The Roboto spec book shows "Black Small Caps" but it's not included in the font package. Fallback is using Black in uppercase - not ideal.
Opentype/Truetype fonts can embed a small-caps variant of the font inside the same font, and this can be activated using Opentype typographic features (which can be embedded into any Truetype, Opentype or derived font including WOFF and EOT).
So you would use the "Black" font, but activate the "smcp" Opentype feature in whatever software you're using. It'll probably be called "Small Caps" if you're using graphic design or word processing software. Or if you are implementing this in software, you'll need to figure out how to activate Opentype typographic features in whatever API you're using, and activate the "smcp" one.
If the font you're using doesn't support this feature, you either won't get small caps or your software will try to create "fake small caps" from the existing capital letters.

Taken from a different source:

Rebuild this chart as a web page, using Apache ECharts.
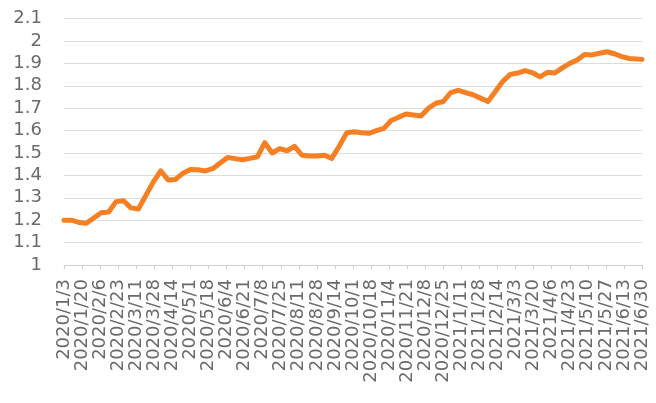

The small caps variant of a font will not just be the capital letters shrunk down, because that would also reduce the thickness of the strokes. Instead, the small caps variant will designed to have the same stroke thickness, and probably also the same or scaled counters (usually resulting in shorter and fatter letters) as the capitals, meaning they'll look bolder than if you had just shrunk the capital letters.
There is no available downloadable font called Black Small Caps. This is because the font itself is created with whatever word processor you are using. For example, in Photoshop i can create "Black Small Caps" of "Roboto" by selecting "Roboto" as the font, "Black" as the Font Style, and then going to the Character/Paragraph panel and applying "Small Caps".
If you are trying to implement the font style within your design, it should be possible in most design programs. If you are trying to do this in code, I can only assume that Android allows you to apply "Small Caps" to the font "Roboto Black" when called for in styling code.